The timing of the report suggests that the agency is trying to lay the groundwork for its push for broader children’s online privacy protections. In interviews, agency officials have said the protections needed to be modernized to keep pace with developments in mobile apps, voice recognition, facial recognition and comprehensive online data collection by marketers.

For example, regulators have proposed a longer list of data about children that would require parental consent for Web site operators to collect, including photos, voice recordings and unique mobile device serial numbers.
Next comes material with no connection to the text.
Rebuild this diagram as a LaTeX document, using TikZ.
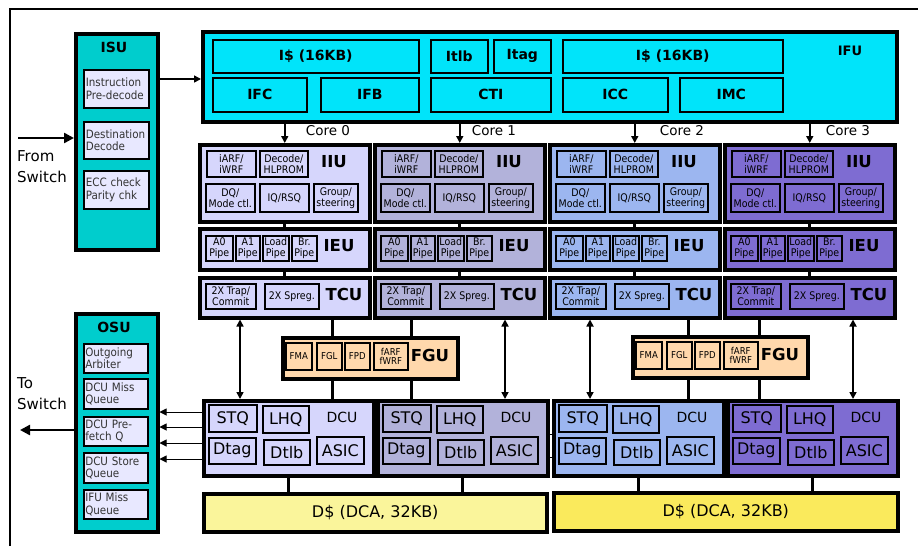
\documentclass[tikz,border=0pt]{standalone}
\usepackage{fontspec}
\setmainfont{DejaVu Sans}
\newfontfamily\cond{DejaVu Sans Condensed}
\usetikzlibrary{arrows.meta,calc}
\definecolor{isucol}{RGB}{0,205,205}
\definecolor{ifucol}{RGB}{0,228,250}
\definecolor{qbox}{RGB}{232,232,255}
\definecolor{cza}{RGB}{214,214,252}
\definecolor{czb}{RGB}{178,178,218}
\definecolor{czc}{RGB}{156,182,240}
\definecolor{czd}{RGB}{126,108,210}
\definecolor{fgucol}{RGB}{255,216,172}
\definecolor{dsa}{RGB}{250,245,155}
\definecolor{dsb}{RGB}{250,234,92}
\tikzset{
  outerbox/.style={draw, line width=3.5pt, inner sep=0pt},
  innerbox/.style={draw, line width=1.6pt, inner sep=0pt},
  sm/.style={font=\cond\fontsize{10.5}{10.8}\selectfont, align=center},
  tiny/.style={font=\cond\fontsize{9.5}{9.8}\selectfont, align=center},
  qtxt/.style={font=\cond\fontsize{11.5}{12.3}\selectfont, align=left, text width=61pt, text=black!80},
  big/.style={font=\fontsize{16}{18}\selectfont},
  ifut/.style={font=\bfseries\fontsize{14}{16}\selectfont},
  ttl/.style={font=\bfseries\fontsize{16.5}{18}\selectfont},
  ttlm/.style={font=\fontsize{14}{16}\selectfont},
  lbl/.style={font=\fontsize{13.5}{15}\selectfont},
  side/.style={font=\fontsize{15}{21}\selectfont, align=left, inner sep=0pt},
  conn/.style={line width=3pt},
  arr/.style={line width=1.6pt, -{Triangle[length=7pt,width=7pt]}},
  darr/.style={line width=1.6pt, {Triangle[length=7pt,width=7pt]}-{Triangle[length=7pt,width=7pt]}},
  bigarr/.style={line width=2.4pt, -{Triangle[length=10pt,width=10pt]}},
  thin/.style={line width=1pt},
}
\newcommand\bx[7]{\node[#6, anchor=north west, minimum width={(#4-#2)*1pt}, minimum height={(#5-#3)*1pt}] (#1) at (#2,#3) {#7};}
\newcommand\corecol[4]{%
\begin{scope}[shift={(#2,0)}]
 \bx{iiu#1}{0}{143}{170}{220}{outerbox,fill=#4}{}
 \bx{arf#1}{8}{150}{57}{176}{innerbox,fill=#4,sm}{iARF/\\iWRF}
 \bx{dec#1}{61}{150}{109}{176}{innerbox,fill=#4,sm}{Decode/\\HLPROM}
 \node[ttl] (iiut#1) at (136,162) {IIU};
 \bx{dq#1}{7}{183}{56}{211}{innerbox,fill=#4,sm}{DQ/\\Mode ctl.}
 \bx{iq#1}{61}{183}{110}{211}{innerbox,fill=#4,sm}{IQ/RSQ}
 \bx{grp#1}{115}{183}{159}{211}{innerbox,fill=#4,sm}{Group/\\steering}
 \bx{ieu#1}{0}{227}{170}{268}{outerbox,fill=#4}{}
 \bx{pa#1}{7}{235}{34}{260}{innerbox,fill=#4,sm}{A0\\Pipe}
 \bx{pb#1}{37}{235}{61}{260}{innerbox,fill=#4,sm}{A1\\Pipe}
 \bx{pc#1}{64}{235}{90}{260}{innerbox,fill=#4,sm}{Load\\Pipe}
 \bx{pd#1}{93}{235}{118}{260}{innerbox,fill=#4,sm}{Br.\\Pipe}
 \node[ttl] (ieut#1) at (141,246) {IEU};
 \bx{tcu#1}{0}{276}{170}{316}{outerbox,fill=#4}{}
 \bx{trap#1}{7}{283}{57}{308}{innerbox,fill=#4,sm}{2X Trap/\\Commit}
 \bx{spr#1}{66}{283}{120}{308}{innerbox,fill=#4,sm}{2X Spreg.}
 \node[ttl] (tcut#1) at (146,294) {TCU};
\end{scope}
\begin{scope}[shift={(#3,0)}]
 \bx{dcu#1}{0}{399}{170}{474}{outerbox,fill=#4}{}
 \bx{stq#1}{6}{404}{54}{431}{innerbox,fill=#4,big}{STQ}
 \bx{lhq#1}{60}{405}{106}{432}{innerbox,fill=#4,big}{LHQ}
 \node[ttlm] (dcut#1) at (140,417) {DCU};
 \bx{dtag#1}{6}{437}{53}{463}{innerbox,fill=#4,big}{Dtag}
 \bx{dtlb#1}{61}{439}{107}{464}{innerbox,fill=#4,big}{Dtlb}
 \bx{asic#1}{114}{436}{161}{463}{innerbox,fill=#4,big}{ASIC}
\end{scope}
\draw[conn] (iiu#1.south) -- (ieu#1.north);
\draw[conn] (ieu#1.south) -- (tcu#1.north);
\draw[arr] (ifu.south -| iiu#1.north) -- (iiu#1.north);
}
\newcommand\fgubox[3]{%
\begin{scope}[shift={(#2,#3)}]
 \bx{fgu#1}{0}{0}{175}{41}{outerbox,fill=fgucol}{}
 \bx{fma#1}{4}{6}{30}{33}{innerbox,fill=fgucol,tiny}{FMA}
 \bx{fgl#1}{35}{6}{60}{33}{innerbox,fill=fgucol,tiny}{FGL}
 \bx{fpd#1}{63}{6}{88}{33}{innerbox,fill=fgucol,tiny}{FPD}
 \bx{farf#1}{92}{6}{126}{33}{innerbox,fill=fgucol,tiny}{fARF\\fWRF}
 \node[ttl] (fgut#1) at (149,19) {FGU};
\end{scope}}
\begin{document}
\begin{tikzpicture}[x=1pt,y=-1pt]
\useasboundingbox (0,0) rectangle (918,546);
\fill[white] (0,0) rectangle (918,546);
% frame
\draw[line width=2pt] (10,546) -- (10,9) -- (918,9);
% ISU
\bx{isu}{74}{32}{156}{248}{outerbox,fill=isucol}{}
\node[ifut] (isut) at (114,47) {ISU};
\bx{ipd}{83}{69}{148}{107}{innerbox,fill=qbox,qtxt}{Instruction\\Pre-decode}
\bx{dst}{83}{121}{148}{158}{innerbox,fill=qbox,qtxt}{Destination\\Decode}
\bx{ecc}{83}{170}{148}{208}{innerbox,fill=qbox,qtxt}{ECC check\\Parity chk}
% OSU
\bx{osu}{74}{312}{156}{530}{outerbox,fill=isucol}{}
\node[ifut] (osut) at (114,327) {OSU};
\bx{oga}{83}{343}{147}{372}{innerbox,fill=qbox,qtxt}{Outgoing\\Arbiter}
\bx{dmq}{83}{378}{147}{408}{innerbox,fill=qbox,qtxt}{DCU Miss\\Queue}
\bx{dpq}{83}{416}{147}{445}{innerbox,fill=qbox,qtxt}{DCU Pre-\\fetch Q}
\bx{dsq}{83}{452}{147}{482}{innerbox,fill=qbox,qtxt}{DCU Store\\Queue}
\bx{imq}{83}{489}{147}{518}{innerbox,fill=qbox,qtxt}{IFU Miss\\Queue}
% IFU
\bx{ifu}{201}{30}{895}{120}{outerbox,fill=ifucol}{}
\bx{ica}{212}{39}{418}{72}{innerbox,fill=ifucol,ifut}{I\$ (16KB)}
\bx{itlb}{430}{39}{487}{72}{innerbox,fill=ifucol,ifut}{Itlb}
\bx{itag}{493}{39}{550}{72}{innerbox,fill=ifucol,ifut}{Itag}
\bx{ifc}{212}{77}{306}{111}{innerbox,fill=ifucol,ifut}{IFC}
\bx{ifb}{320}{77}{418}{111}{innerbox,fill=ifucol,ifut}{IFB}
\bx{cti}{430}{77}{550}{111}{innerbox,fill=ifucol,ifut}{CTI}
\bx{icb}{562}{39}{782}{72}{innerbox,fill=ifucol,ifut}{I\$ (16KB)}
\bx{icc}{562}{77}{667}{111}{innerbox,fill=ifucol,ifut}{ICC}
\bx{imc}{679}{77}{782}{111}{innerbox,fill=ifucol,ifut}{IMC}
\node[font=\bfseries\fontsize{13}{15}\selectfont] (ifut) at (850,51) {IFU};
% cores
\corecol{0}{198}{202}{cza}
\corecol{1}{373}{376}{czb}
\corecol{2}{548}{552}{czc}
\corecol{3}{723}{726}{czd}
\node[lbl] (cl0) at (328,131) {Core 0};
\node[lbl] (cl1) at (494,131) {Core 1};
\node[lbl] (cl2) at (682,131) {Core 2};
\node[lbl] (cl3) at (848,131) {Core 3};
% FGUs
\fgubox{l}{281}{336}
\fgubox{r}{631}{335}
\coordinate (xa) at (332,0);
\coordinate (xb) at (411,0);
\coordinate (xc) at (688,0);
\coordinate (xd) at (759,0);
\draw[conn] (tcu0.south -| xa) -- (fgul.north -| xa);
\draw[conn] (fgul.south -| xa) -- (dcu0.north -| xa);
\draw[conn] (tcu1.south -| xb) -- (fgul.north -| xb);
\draw[conn] (fgul.south -| xb) -- (dcu1.north -| xb);
\draw[conn] (tcu2.south -| xc) -- (fgur.north -| xc);
\draw[conn] (fgur.south -| xc) -- (dcu2.north -| xc);
\draw[conn] (tcu3.south -| xd) -- (fgur.north -| xd);
\draw[conn] (fgur.south -| xd) -- (dcu3.north -| xd);
% TCU <-> DCU
\coordinate (da) at (240,0);
\coordinate (db) at (505,0);
\coordinate (dc) at (590,0);
\coordinate (dd) at (853,0);
\draw[darr] (tcu0.south -| da) -- (dcu0.north -| da);
\draw[darr] (tcu1.south -| db) -- (dcu1.north -| db);
\draw[darr] (tcu2.south -| dc) -- (dcu2.north -| dc);
\draw[darr] (tcu3.south -| dd) -- (dcu3.north -| dd);
% D$
\bx{dsl}{202}{492}{545}{530}{outerbox,fill=dsa,big}{D\$ (DCA, 32KB)}
\bx{dsr}{552}{491}{896}{529}{outerbox,fill=dsb,big}{D\$ (DCA, 32KB)}
\draw[conn] (dcu0.south) -- (dcu0.south |- dsl.north);
\draw[conn] (dcu1.south) -- (dcu1.south |- dsl.north);
\draw[conn] (dcu2.south) -- (dcu2.south |- dsr.north);
\draw[conn] (dcu3.south) -- (dcu3.south |- dsr.north);
% ISU -> IFU
\coordinate (ya) at (0,79);
\draw[arr] (isu.east |- ya) -- (ifu.west |- ya);
% From switch
\coordinate (fs) at (18,138);
\draw[bigarr] (fs) -- (isu.west |- fs);
\node[side, anchor=north west] (fst) at (17,150) {From\\Switch};
% To switch
\coordinate (ts) at (20,430);
\draw[bigarr] (osu.west |- ts) -- (ts);
\node[side, anchor=north west] (tst) at (17,377) {To\\Switch};
% DCU -> OSU
\foreach \yy/\nm in {412/qa,427/qb,443/qc,459/qd}{
  \coordinate (\nm) at (0,\yy);
  \draw[thin,-{Triangle[length=7pt,width=7pt]}] (dcu0.west |- \nm) -- (osu.east |- \nm);
}
% links between DCUs
\coordinate (qe) at (0,428);
\coordinate (qf) at (0,457);
\coordinate (qg) at (0,434);
\draw[thin] (dcu0.east |- qe) -- (dcu1.west |- qe);
\draw[thin] (dcu0.east |- qf) -- (dcu1.west |- qf);
\draw[thin] (dcu1.east |- qg) -- (dcu2.west |- qg);
\draw[thin] (dcu1.east |- qf) -- (dcu2.west |- qf);
\draw[thin] (dcu2.east |- qf) -- (dcu3.west |- qf);
\end{tikzpicture}
\end{document}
Agency officials have also emphasized that they considered the precise location of a mobile device to be personal information whose collection required parental permission.

If the agency includes these changes in the final version of its updated regulations, apps would need to get parental consent for a number of data collection practices that are in widespread use.

For example, agency researchers reported that almost 60 percent of the children’s apps in the study transmitted a device’s ID number, most commonly to an advertising network or another third party. But only 20 percent of the apps disclosed information about these kinds of practices. Regulators said their concern was that marketers or other entities could use these unique device numbers to follow individual children across multiple apps over time, compiling detailed dossiers on their activities.

“The transmission of kids’ information to third parties that are invisible and unknown to parents raises concerns,” the report said.

Although state and federal regulators, along with industry groups, have been working to improve disclosures for consumers about how mobile apps collect and use their data, progress has been incremental.

Kamala D. Harris, the attorney general of California, signed an agreement this year with seven leading app platforms to make sure apps available through their stores displayed privacy policies. She also recently sent letters to 100 companies whose apps, she said, did not comply with a California law requiring them to post privacy policies.

Last week, Ms. Harris’s office sued Delta Air Lines for not warning users of its Fly Delta app that it collected personal information like a user’s full name, phone number, e-mail address, photographs and location.

App industry associations have also been working to improve transparency for consumers and parents. For instance, the Application Developers Alliance, in a joint project with the American Civil Liberties Union and other advocacy groups, has created prototype disclosure notices that apps could voluntarily display before consumers download them.

“I think the app industry continues to work with our members, companies and consumer groups to identify and eventually implement more effective ways of communicating with consumers,” said Mr. Potter, the president of the app developers’ group.

Ms. Rich of the Federal Trade Commission said she hoped the agency’s report would “light a fire” under such efforts. She added that the agency intended to conduct studies regularly on the children’s app market and publicly report its findings.